Reproduce all the lines exactly as they stand, apart from the pictures.

BEGIN Dataset content

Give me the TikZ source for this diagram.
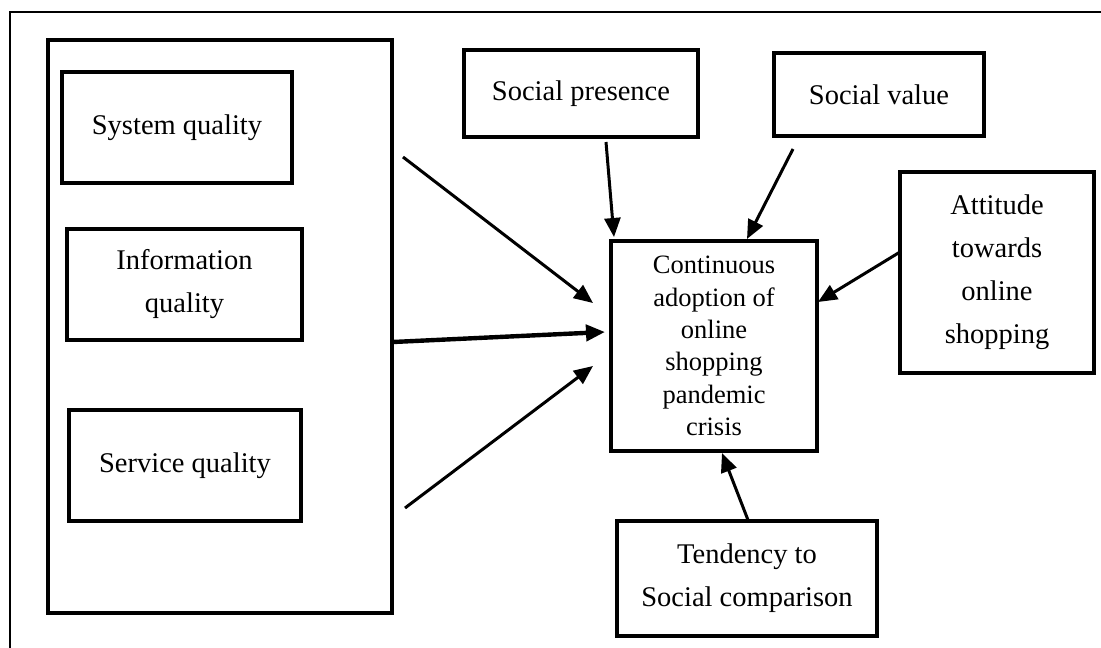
\documentclass[tikz,border=0pt]{standalone}
\usepackage{fontspec}
\setmainfont{Liberation Serif}
\usetikzlibrary{arrows.meta}
\begin{document}
\begin{tikzpicture}[x=1pt,y=-1pt,
  box/.style={draw, line width=3.2pt, inner sep=0pt, outer sep=0pt, align=center,
    font=\fontsize{28.5}{43}\selectfont},
  ctrbox/.style={box, font=\fontsize{26.5}{32.3}\selectfont},
  arr/.style={line width=3pt, -{Triangle[length=19pt,width=16pt]}},
  thickarr/.style={arr, line width=4.4pt},
]
\useasboundingbox (0,0) rectangle (1101,648);
% outer frame (only top and left edges are visible)
\draw[line width=2.6pt] (10,660) -- (10,12) -- (1110,12);

\node[box, minimum width=344, minimum height=573] (big) at (220,326.5) {};
\node[box, minimum width=230, minimum height=111] (sys) at (177,127.5) {System quality};
\node[box, minimum width=235, minimum height=111] (info) at (184.5,284.5) {Information\\quality};
\node[box, minimum width=232, minimum height=111] (serv) at (185,465.5) {Service quality};
\node[box, minimum width=234, minimum height=87] (sp) at (581,93.5) {Social presence};
\node[box, minimum width=210, minimum height=83] (sv) at (879,94.5) {Social value};
\node[box, minimum width=194, minimum height=201] (att) at (997,272.5) {Attitude\\towards\\online\\shopping};
\node[ctrbox, minimum width=206, minimum height=210] (ctr) at (714,346) {Continuous\\adoption of\\online\\shopping\\pandemic\\crisis};
\node[box, minimum width=260, minimum height=115] (tend) at (747,578.5) {Tendency to\\Social comparison};

% connector end points
\coordinate (a1s) at (403,157);  \coordinate (a1e) at (593,303);
\coordinate (a2s) at (393,342);  \coordinate (a2e) at (605,332);
\coordinate (a3s) at (405,508);  \coordinate (a3e) at (593,366);
\coordinate (a4s) at (606,142);  \coordinate (a4e) at (614,237);
\coordinate (a5s) at (793,149);  \coordinate (a5e) at (747,239);
\coordinate (a6s) at (900,252);  \coordinate (a6e) at (818,302);
\coordinate (a7s) at (748,520);  \coordinate (a7e) at (722,453);

\draw[arr] (a1s) -- (a1e);
\draw[thickarr] (a2s) -- (a2e);
\draw[arr] (a3s) -- (a3e);
\draw[arr] (a4s) -- (a4e);
\draw[arr] (a5s) -- (a5e);
\draw[arr] (a6s) -- (a6e);
\draw[arr] (a7s) -- (a7e);
\end{tikzpicture}
\end{document}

END Dataset content

● Task answer
Give me the TikZ source for this diagram.
\documentclass[tikz,border=0pt]{standalone}
\usepackage{fontspec}
\setmainfont{Liberation Serif}
\usetikzlibrary{arrows.meta}
\begin{document}
\begin{tikzpicture}[x=1pt,y=-1pt,
  box/.style={draw, line width=3.2pt, inner sep=0pt, outer sep=0pt, align=center,
    font=\fontsize{28.5}{43}\selectfont},
  ctrbox/.style={box, font=\fontsize{26.5}{32.3}\selectfont},
  arr/.style={line width=3pt, -{Triangle[length=19pt,width=16pt]}},
  thickarr/.style={arr, line width=4.4pt},
]
\useasboundingbox (0,0) rectangle (1101,648);
% outer frame (only top and left edges are visible)
\draw[line width=2.6pt] (10,660) -- (10,12) -- (1110,12);

\node[box, minimum width=344, minimum height=573] (big) at (220,326.5) {};
\node[box, minimum width=230, minimum height=111] (sys) at (177,127.5) {System quality};
\node[box, minimum width=235, minimum height=111] (info) at (184.5,284.5) {Information\\quality};
\node[box, minimum width=232, minimum height=111] (serv) at (185,465.5) {Service quality};
\node[box, minimum width=234, minimum height=87] (sp) at (581,93.5) {Social presence};
\node[box, minimum width=210, minimum height=83] (sv) at (879,94.5) {Social value};
\node[box, minimum width=194, minimum height=201] (att) at (997,272.5) {Attitude\\towards\\online\\shopping};
\node[ctrbox, minimum width=206, minimum height=210] (ctr) at (714,346) {Continuous\\adoption of\\online\\shopping\\pandemic\\crisis};
\node[box, minimum width=260, minimum height=115] (tend) at (747,578.5) {Tendency to\\Social comparison};

% connector end points
\coordinate (a1s) at (403,157);  \coordinate (a1e) at (593,303);
\coordinate (a2s) at (393,342);  \coordinate (a2e) at (605,332);
\coordinate (a3s) at (405,508);  \coordinate (a3e) at (593,366);
\coordinate (a4s) at (606,142);  \coordinate (a4e) at (614,237);
\coordinate (a5s) at (793,149);  \coordinate (a5e) at (747,239);
\coordinate (a6s) at (900,252);  \coordinate (a6e) at (818,302);
\coordinate (a7s) at (748,520);  \coordinate (a7e) at (722,453);

\draw[arr] (a1s) -- (a1e);
\draw[thickarr] (a2s) -- (a2e);
\draw[arr] (a3s) -- (a3e);
\draw[arr] (a4s) -- (a4e);
\draw[arr] (a5s) -- (a5e);
\draw[arr] (a6s) -- (a6e);
\draw[arr] (a7s) -- (a7e);
\end{tikzpicture}
\end{document}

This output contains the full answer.